現在、日本は世界の中でも平均寿命が長い国の一つに名を連ねています。
しかし、逆に平均身長は低め。
平均寿命が長くなったのは、医療が発達したおかげともいわれています。
では、医療が発達していなかった頃は?
例えば、弥生時代の頃の平均身長と平均寿命はどのくらいだったのでしょうか。
そして、それはどうやってしらべるのでしょうか。
手がかりは人骨に
弥生時代の平均寿命と平均身長を調べる時に、まず調べるべきものは遺跡から見つかる墓です。
弥生時代の墓から発見される人骨、そしてそれらの人骨が葬られている甕棺などが当時の平均身長や平均寿命を知るために重要なカギを握っているのです。
そうやって調べた結果、弥生時代の人々は縄文時代の人々よりも背が高かったとされています。
実際、調べられてきた弥生時代の集落の遺跡から見つかった人骨からわかる平均寿命や平均身長についてみてみましょう。
平均寿命が短いのは、なぜ?
遺跡から発見される人骨を調べると、弥生時代の平均身長や平均寿命がわかってきます。
それらは集落ごとに変わっていますが、例えば福岡市金隈遺跡から見つかった人骨でわかった平均寿命は大体18歳。
現代の日本よりもぐっと若い年齢が平均寿命だったのです。
さらに、福岡県小郡市横隈狐塚遺跡では少し伸びるものの、約28歳が平均寿命となっています。
この二つを含め、北部九州の平均寿命は男性約23歳、女性は約22歳です。
しかし、なかには60年以上生きた人物も見つかっています。
それほど長生きした人がいたのに平均寿命が短い理由、そして集落ごとに大きく平均寿命が違うことには理由がありました。
鍵を握るのは子供です。
実は、弥生時代は乳幼児の死亡率がとても高く、まだ幼いうちに亡くなることが珍しくなかったのです。
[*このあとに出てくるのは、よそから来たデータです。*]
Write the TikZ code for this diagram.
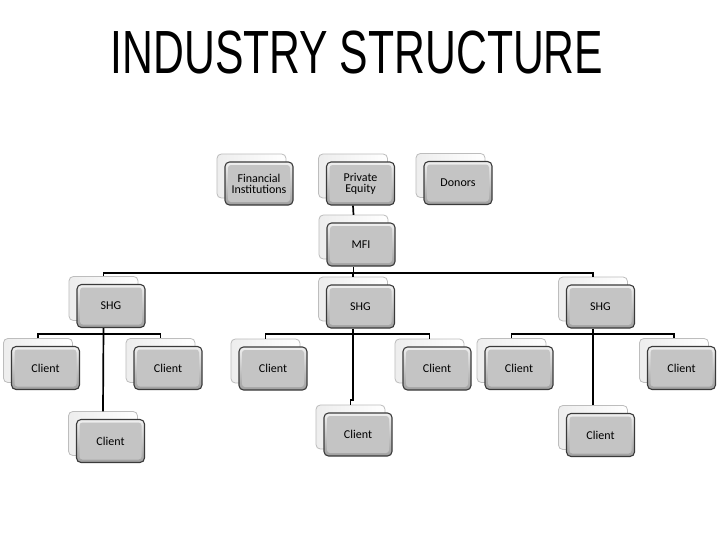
\documentclass[tikz,border=0pt]{standalone}
\usepackage{fontspec}
\setmainfont{Carlito}
\newfontfamily\titlefont{Liberation Sans}
\usetikzlibrary{backgrounds}
\definecolor{boxgray}{HTML}{C4C4C4}
\definecolor{boxedge}{HTML}{3A3A3A}
\definecolor{backedge}{HTML}{BDBDBD}
\tikzset{
  unit/.style={rectangle, rounded corners=4.5pt, minimum width=68pt, minimum height=43pt,
    inner sep=0pt, draw=boxedge, line width=1.1pt, top color=white!88!gray, bottom color=gray!75,
    align=center, font=\fontsize{12}{13}\selectfont,
    path picture={\fill[boxgray, rounded corners=3pt]
      ([shift={(3pt,-3pt)}]path picture bounding box.north west) rectangle
      ([shift={(-3pt,3pt)}]path picture bounding box.south east);}},
  backbox/.style={draw=backedge, line width=0.8pt, rounded corners=4.5pt, left color=gray!14, right color=white},
  conn/.style={draw=black, line width=1.7pt}
}
\begin{document}
\begin{tikzpicture}[x=1pt,y=-1pt]
\useasboundingbox (0,0) rectangle (728,546);
\node[font=\titlefont\fontsize{61}{61}\selectfont, xscale=0.70, anchor=base, inner sep=0pt] (title) at (357,73) {INDUSTRY STRUCTURE};

\node[unit] (fi) at (259,183.5) {Financial\\[-2pt]Institutions};
\node[unit] (pe) at (360.5,183.5) {Private\\[-2pt]Equity};
\node[unit] (don) at (458,183) {Donors};
\node[unit] (mfi) at (361,244.5) {MFI};
\node[unit] (shgl) at (111,306) {SHG};
\node[unit] (shgm) at (360.5,306.5) {SHG};
\node[unit] (shgr) at (600.5,306.5) {SHG};
\node[unit] (cl1) at (45.5,368) {Client};
\node[unit] (cl2) at (168,368) {Client};
\node[unit] (cl3) at (110.5,441) {Client};
\node[unit] (cm1) at (273,368.5) {Client};
\node[unit] (cm2) at (437,368.5) {Client};
\node[unit] (cm3) at (358,434.5) {Client};
\node[unit] (cr1) at (519,368) {Client};
\node[unit] (cr2) at (681.5,368) {Client};
\node[unit] (cr3) at (600.5,435) {Client};

\begin{pgfonlayer}{background}
\foreach \n in {fi,pe,don,mfi,shgl,shgm,shgr,cl1,cl2,cl3,cm1,cm2,cm3,cr1,cr2,cr3}{
  \path[backbox] ([shift={(-7.5pt,7.5pt)}]\n.south west) rectangle ([shift={(-7.5pt,7.5pt)}]\n.north east);
}
\end{pgfonlayer}

\coordinate (bus) at (0,273);
\coordinate (busl) at (0,334);

\draw[conn] ([xshift=-7.5pt]pe.south) -- ([xshift=-7.5pt,yshift=7.5pt]mfi.north);
\draw[conn] ([xshift=-7.5pt]mfi.south) -- ([xshift=-7.5pt]mfi.south |- bus);
\draw[conn] ([xshift=-7.5pt,yshift=7.5pt]shgl.north) |- ([xshift=-7.5pt]shgr.north |- bus) -- ([xshift=-7.5pt,yshift=7.5pt]shgr.north);
\draw[conn] ([xshift=-7.5pt]shgm.north |- bus) -- ([xshift=-7.5pt,yshift=7.5pt]shgm.north);

\draw[conn] ([xshift=-7.5pt,yshift=7.5pt]cl1.north) |- ([xshift=-7.5pt]cl2.north |- busl) -- ([xshift=-7.5pt,yshift=7.5pt]cl2.north);
\draw[conn] ([xshift=-7.5pt]shgl.south) -- ([xshift=-7.5pt,yshift=7.5pt]cl3.north);
\draw[conn] ([xshift=-7.5pt,yshift=7.5pt]cm1.north) |- ([xshift=-7.5pt]cm2.north |- busl) -- ([xshift=-7.5pt,yshift=7.5pt]cm2.north);
\draw[conn] ([xshift=-7.5pt]shgm.south) -- ([xshift=-7.5pt]shgm.south |- 0,400) -| ([xshift=-7.5pt,yshift=7.5pt]cm3.north);
\draw[conn] ([xshift=-7.5pt,yshift=7.5pt]cr1.north) |- ([xshift=-7.5pt]cr2.north |- busl) -- ([xshift=-7.5pt,yshift=7.5pt]cr2.north);
\draw[conn] ([xshift=-7.5pt]shgr.south) -- ([xshift=-7.5pt,yshift=7.5pt]cr3.north);
\end{tikzpicture}
\end{document}
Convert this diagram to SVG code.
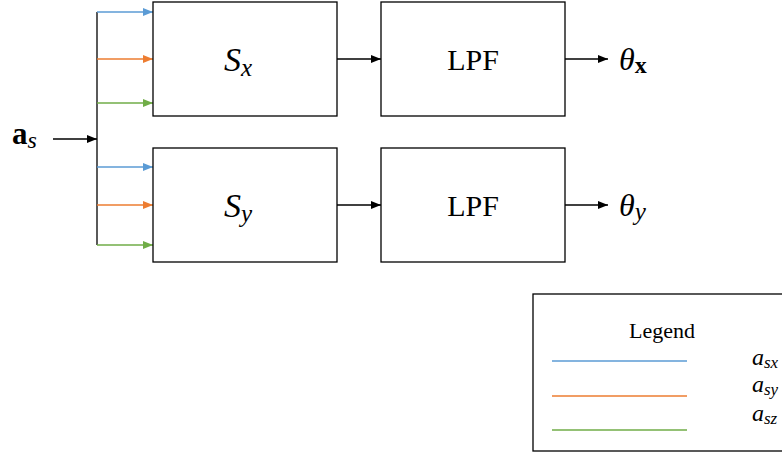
<svg xmlns="http://www.w3.org/2000/svg" width="782" height="454" viewBox="0 0 782 454">
  <style>
    .box { fill: #ffffff; stroke: #000000; stroke-width: 1.3; }
    .wire { fill: none; stroke: #000000; stroke-width: 1.3; }
    .blue { fill: none; stroke: #5b9bd5; stroke-width: 1.3; }
    .orange { fill: none; stroke: #ed7d31; stroke-width: 1.3; }
    .green { fill: none; stroke: #70ad47; stroke-width: 1.3; }
    .lbl { font-family: "Liberation Serif", "DejaVu Serif", serif; fill: #000000; }
    .math { font-family: "Liberation Serif", "DejaVu Serif", serif; font-style: italic; fill: #000000; }
    .block { font-size: 34px; }
    .blocksub { font-size: 25px; }
    .filter { font-size: 30px; }
    .out { font-size: 32px; }
    .legtitle { font-size: 22px; }
    .leg { font-size: 24px; }
    .legsub { font-size: 17px; }
  </style>
  <defs>
    <marker id="ah-black" markerWidth="10" markerHeight="8" refX="10" refY="4" orient="auto" markerUnits="userSpaceOnUse">
      <path d="M0,0 L10,4 L0,8 Z" fill="#000000"/>
    </marker>
    <marker id="ah-blue" markerWidth="10" markerHeight="8" refX="10" refY="4" orient="auto" markerUnits="userSpaceOnUse">
      <path d="M0,0 L10,4 L0,8 Z" fill="#5b9bd5"/>
    </marker>
    <marker id="ah-orange" markerWidth="10" markerHeight="8" refX="10" refY="4" orient="auto" markerUnits="userSpaceOnUse">
      <path d="M0,0 L10,4 L0,8 Z" fill="#ed7d31"/>
    </marker>
    <marker id="ah-green" markerWidth="10" markerHeight="8" refX="10" refY="4" orient="auto" markerUnits="userSpaceOnUse">
      <path d="M0,0 L10,4 L0,8 Z" fill="#70ad47"/>
    </marker>
  </defs>

  <!-- input label -->
  <g id="input">
    <text x="12" y="144" class="lbl" style="font-size:31px;font-weight:bold">a<tspan class="math" style="font-size:24px;font-weight:normal" dy="4">s</tspan></text>
  </g>

  <!-- connectors -->
  <g id="connectors">
    <line x1="53" y1="139" x2="97" y2="139" class="wire" marker-end="url(#ah-black)"/>
    <line x1="97" y1="12" x2="97" y2="245" class="wire"/>
    <line x1="97" y1="12" x2="153" y2="12" class="blue" marker-end="url(#ah-blue)"/>
    <line x1="97" y1="59" x2="153" y2="59" class="orange" marker-end="url(#ah-orange)"/>
    <line x1="97" y1="103" x2="153" y2="103" class="green" marker-end="url(#ah-green)"/>
    <line x1="97" y1="167" x2="153" y2="167" class="blue" marker-end="url(#ah-blue)"/>
    <line x1="97" y1="205" x2="153" y2="205" class="orange" marker-end="url(#ah-orange)"/>
    <line x1="97" y1="245" x2="153" y2="245" class="green" marker-end="url(#ah-green)"/>
    <line x1="337" y1="59" x2="381" y2="59" class="wire" marker-end="url(#ah-black)"/>
    <line x1="337" y1="205" x2="381" y2="205" class="wire" marker-end="url(#ah-black)"/>
    <line x1="565" y1="59" x2="608" y2="59" class="wire" marker-end="url(#ah-black)"/>
    <line x1="565" y1="205" x2="608" y2="205" class="wire" marker-end="url(#ah-black)"/>
  </g>

  <!-- sensor blocks -->
  <g id="sx">
    <rect x="153" y="2" width="184" height="114" class="box"/>
    <text x="224" y="71" class="math block">S<tspan class="blocksub" dy="5">x</tspan></text>
  </g>
  <g id="sy">
    <rect x="153" y="148" width="184" height="114" class="box"/>
    <text x="224" y="217" class="math block">S<tspan class="blocksub" dy="5">y</tspan></text>
  </g>

  <!-- low-pass filters -->
  <g id="lpf-x">
    <rect x="381" y="2" width="184" height="114" class="box"/>
    <text x="473" y="70" class="lbl filter" text-anchor="middle">LPF</text>
  </g>
  <g id="lpf-y">
    <rect x="381" y="148" width="184" height="114" class="box"/>
    <text x="473" y="216" class="lbl filter" text-anchor="middle">LPF</text>
  </g>

  <!-- outputs -->
  <g id="theta-x">
    <text x="619" y="70" class="math out">θ<tspan class="lbl" style="font-style:normal;font-weight:bold;font-size:24px" dy="3">x</tspan></text>
  </g>
  <g id="theta-y">
    <text x="619" y="216" class="math out">θ<tspan style="font-size:25px" dy="4">y</tspan></text>
  </g>

  <!-- legend -->
  <g id="legend">
    <rect x="533" y="294" width="252" height="157" class="box"/>
    <text x="662" y="338" class="lbl legtitle" text-anchor="middle">Legend</text>
    <line x1="552" y1="361" x2="687" y2="361" class="blue"/>
    <line x1="552" y1="396" x2="687" y2="396" class="orange"/>
    <line x1="552" y1="430" x2="687" y2="430" class="green"/>
    <text x="752" y="365" class="math leg">a<tspan class="legsub" dy="3">sx</tspan></text>
    <text x="752" y="392" class="math leg">a<tspan class="legsub" dy="3">sy</tspan></text>
    <text x="752" y="421" class="math leg">a<tspan class="legsub" dy="3">sz</tspan></text>
  </g>
</svg>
幼くして亡くなる子が多かったために、弥生時代の人々の平均寿命も大きく下がっていたのです。
平均身長は?
平均身長も人骨や甕棺を調べるとわかってきます。
北部九州の人たちは渡来系の人々が多かったことも一因とされますが、平均身長が高い地域でした。
その平均身長は男性が約164㎝、女性は約150㎝だったとされます。
一方で、同じ弥生時代の東日本や西北九州の平均身長はそれよりも低いのです。
その地域では、ほぼ縄文時代と変わらない身長であり、男性は158㎝、女性は148㎝だとされているのです。
そのように平均寿命だけではなく、平均身長についても地域によって大きく変化がみられていたのです。
弥生時代の遺跡から見つかる人骨や甕棺を調べてわかる平均身長や平均寿命。
なぜそんな違いが出てくるのか、なぜ平均寿命や平均身長が高いのか、または低いのか。
それには、それぞれ理由があるのです。